WASHINGTON (Bloomberg) - Boeing Co. is dispatching a team to France as investigators prepare to analyse the sea-battered wing flap suspected of coming from the Malaysian jetliner that vanished 16 months ago.
The part found on France's La Reunion island in the Indian Ocean will be examined by Wednesday in the same laboratory that scoured fragments of an Air France jet that crashed in the Atlantic in 2009. A suitcase discovered near the debris will also be studied, the Paris prosecutor's office said on Friday.
With the part, called a flaperon, established as belonging to a Boeing 777, the same model as Malaysia Airlines Flight MH370, investigators are focused now on linking the wreckage to the doomed aircraft.
Technical experts from Boeing are assisting in the multinational effort at the request of "civil aviation investigating authorities," the planemaker said on Friday.
"Our goal, along with the entire global aviation industry, continues to be not only to find the airplane, but also to determine what happened - and why," Doug Alder, a Boeing spokesman, said in an email.
The involvement of investigators and officials from multiple countries underscores the complexity of the Malaysia Air mystery, which now spans Southeast Asia to Australia to Reunion to a government lab in Toulouse in southwest France.
'A BIT DIFFICULT'
"It's a bit difficult when something lands in the great white oceans, because you don't own the ocean more than 12 miles off your coastline," Brian O'Keefe, a former vice-president of the International Civil Aviation Organisation's general assembly, said by phone from Canberra, Australia.
Flight MH370 was en route to Beijing from Kuala Lumpur in March 2014 with 239 people on board when it vanished without a trace. Investigators concluded by analysing satellite signals that the jet turned back over the Indian Ocean and probably plunged into the sea off Australia's western coast.
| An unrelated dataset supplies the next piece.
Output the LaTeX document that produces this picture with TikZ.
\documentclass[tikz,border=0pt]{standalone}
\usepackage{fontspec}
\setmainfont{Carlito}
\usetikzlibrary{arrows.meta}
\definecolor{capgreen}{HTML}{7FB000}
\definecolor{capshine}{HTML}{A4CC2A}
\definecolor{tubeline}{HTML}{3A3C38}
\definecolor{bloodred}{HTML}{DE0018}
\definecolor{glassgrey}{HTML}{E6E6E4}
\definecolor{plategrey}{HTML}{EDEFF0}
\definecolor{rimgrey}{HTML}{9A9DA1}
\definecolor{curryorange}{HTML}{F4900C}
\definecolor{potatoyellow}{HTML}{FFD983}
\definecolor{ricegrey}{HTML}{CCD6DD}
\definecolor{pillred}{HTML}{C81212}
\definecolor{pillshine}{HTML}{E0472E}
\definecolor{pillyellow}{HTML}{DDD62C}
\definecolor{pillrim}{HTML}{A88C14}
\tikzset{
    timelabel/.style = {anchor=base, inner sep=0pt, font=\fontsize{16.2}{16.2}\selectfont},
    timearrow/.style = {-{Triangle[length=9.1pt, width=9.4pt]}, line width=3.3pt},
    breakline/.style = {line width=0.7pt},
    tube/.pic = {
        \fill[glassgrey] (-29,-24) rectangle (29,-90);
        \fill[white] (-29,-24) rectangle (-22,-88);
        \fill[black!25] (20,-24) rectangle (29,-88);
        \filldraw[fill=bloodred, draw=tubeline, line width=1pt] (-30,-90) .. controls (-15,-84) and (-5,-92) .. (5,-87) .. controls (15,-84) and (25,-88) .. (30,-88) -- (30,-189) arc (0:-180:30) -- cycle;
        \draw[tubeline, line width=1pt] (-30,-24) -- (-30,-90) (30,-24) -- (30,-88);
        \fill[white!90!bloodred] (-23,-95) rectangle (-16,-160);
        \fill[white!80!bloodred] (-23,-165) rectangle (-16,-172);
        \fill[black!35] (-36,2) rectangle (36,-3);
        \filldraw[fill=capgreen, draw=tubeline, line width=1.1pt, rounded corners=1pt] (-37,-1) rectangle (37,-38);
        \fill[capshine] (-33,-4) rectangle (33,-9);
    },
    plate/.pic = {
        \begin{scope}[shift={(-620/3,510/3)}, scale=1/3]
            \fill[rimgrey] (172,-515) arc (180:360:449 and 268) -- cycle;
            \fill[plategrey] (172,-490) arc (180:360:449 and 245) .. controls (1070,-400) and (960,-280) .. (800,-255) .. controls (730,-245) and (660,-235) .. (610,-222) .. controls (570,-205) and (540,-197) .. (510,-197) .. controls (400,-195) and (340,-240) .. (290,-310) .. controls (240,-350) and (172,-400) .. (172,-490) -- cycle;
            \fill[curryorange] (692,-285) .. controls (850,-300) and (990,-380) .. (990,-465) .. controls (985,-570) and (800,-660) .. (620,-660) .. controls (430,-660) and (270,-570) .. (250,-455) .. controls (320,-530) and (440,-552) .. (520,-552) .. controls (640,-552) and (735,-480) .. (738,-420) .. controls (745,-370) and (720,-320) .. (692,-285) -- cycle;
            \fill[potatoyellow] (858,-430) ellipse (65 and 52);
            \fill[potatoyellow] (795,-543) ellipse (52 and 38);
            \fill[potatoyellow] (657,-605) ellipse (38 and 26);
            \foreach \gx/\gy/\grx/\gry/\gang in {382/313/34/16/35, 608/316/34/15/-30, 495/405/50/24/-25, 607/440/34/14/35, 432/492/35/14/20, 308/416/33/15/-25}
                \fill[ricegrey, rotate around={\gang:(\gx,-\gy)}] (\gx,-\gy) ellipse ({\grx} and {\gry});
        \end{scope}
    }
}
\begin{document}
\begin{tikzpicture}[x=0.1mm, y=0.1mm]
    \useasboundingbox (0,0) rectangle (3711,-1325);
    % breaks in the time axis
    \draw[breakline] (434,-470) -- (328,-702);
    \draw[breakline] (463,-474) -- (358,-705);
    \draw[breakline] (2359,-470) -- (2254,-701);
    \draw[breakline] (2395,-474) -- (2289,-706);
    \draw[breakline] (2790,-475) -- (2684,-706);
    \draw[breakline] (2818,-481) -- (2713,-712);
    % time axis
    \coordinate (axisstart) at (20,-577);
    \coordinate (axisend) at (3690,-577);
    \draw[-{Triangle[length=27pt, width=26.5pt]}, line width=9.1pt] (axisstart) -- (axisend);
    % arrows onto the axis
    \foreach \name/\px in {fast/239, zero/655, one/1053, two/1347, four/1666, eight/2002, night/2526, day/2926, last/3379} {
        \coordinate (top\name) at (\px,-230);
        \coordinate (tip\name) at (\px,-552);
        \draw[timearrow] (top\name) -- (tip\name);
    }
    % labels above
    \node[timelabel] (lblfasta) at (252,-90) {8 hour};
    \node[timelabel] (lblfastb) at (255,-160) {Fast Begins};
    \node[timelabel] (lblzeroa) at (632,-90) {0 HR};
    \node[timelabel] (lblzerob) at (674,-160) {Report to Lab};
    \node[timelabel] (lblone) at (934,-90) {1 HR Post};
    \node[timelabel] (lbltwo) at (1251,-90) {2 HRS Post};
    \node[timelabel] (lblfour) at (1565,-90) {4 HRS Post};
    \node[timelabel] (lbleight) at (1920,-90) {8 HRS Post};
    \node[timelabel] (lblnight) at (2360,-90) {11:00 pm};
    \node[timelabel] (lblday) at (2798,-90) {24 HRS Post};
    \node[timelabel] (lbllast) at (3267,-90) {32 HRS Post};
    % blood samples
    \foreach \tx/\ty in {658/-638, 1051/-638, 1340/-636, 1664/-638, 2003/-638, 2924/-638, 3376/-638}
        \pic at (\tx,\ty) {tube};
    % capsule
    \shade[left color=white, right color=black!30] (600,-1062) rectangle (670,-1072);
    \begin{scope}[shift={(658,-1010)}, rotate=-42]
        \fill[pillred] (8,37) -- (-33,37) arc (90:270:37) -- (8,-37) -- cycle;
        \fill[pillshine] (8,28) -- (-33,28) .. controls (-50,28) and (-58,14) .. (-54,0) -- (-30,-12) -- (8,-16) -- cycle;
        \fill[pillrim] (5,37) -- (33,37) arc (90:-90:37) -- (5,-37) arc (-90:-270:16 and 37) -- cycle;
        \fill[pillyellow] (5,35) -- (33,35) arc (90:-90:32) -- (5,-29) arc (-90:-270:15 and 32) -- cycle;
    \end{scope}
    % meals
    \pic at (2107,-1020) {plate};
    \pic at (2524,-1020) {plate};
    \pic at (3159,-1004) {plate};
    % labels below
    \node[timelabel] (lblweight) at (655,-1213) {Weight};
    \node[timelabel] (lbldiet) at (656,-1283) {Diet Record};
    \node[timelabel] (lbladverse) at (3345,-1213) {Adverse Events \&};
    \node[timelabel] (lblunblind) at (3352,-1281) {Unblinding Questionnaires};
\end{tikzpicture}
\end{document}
The wreckage that washed ashore in Reunion is the strongest clue yet in a search that is now the longest ever for a missing commercial jet. A part number on the flaperon enabled investigators to determine that it came from a 777.
If the lab analysis proves the piece is from Flight 370, it won't pinpoint the plane's resting place. But it could give fresh momentum to search efforts.
"The sighting of this wreckage is consistent with the aircraft being located in the search area," Australia's Deputy Prime Minister Warren Truss told a media conference in Canberra on Friday. Investigators have been focusing on a remote stretch of ocean some 3,800 km southeast of Reunion.
While investigators haven't definitively determined that the piece came from MH370, "it probably is from the plane," O'Keefe said.
"There's no record of anybody else reporting a piece falling off an airplane in this area."
With the part number for the flaperon, investigators can quickly identify the aircraft type and the side on which the part was installed, said John Purvis, who used to lead Boeing's accident investigations unit.
But since the number is used for all Boeing 777s, it isn't proof that the flap ruptured from MH370.
For a definitive link to the Malaysian plane, investigators would look for other proof on sub-components, including inspection stamps and serial numbers on pieces within the flap assembly, Purvis said in a phone interview.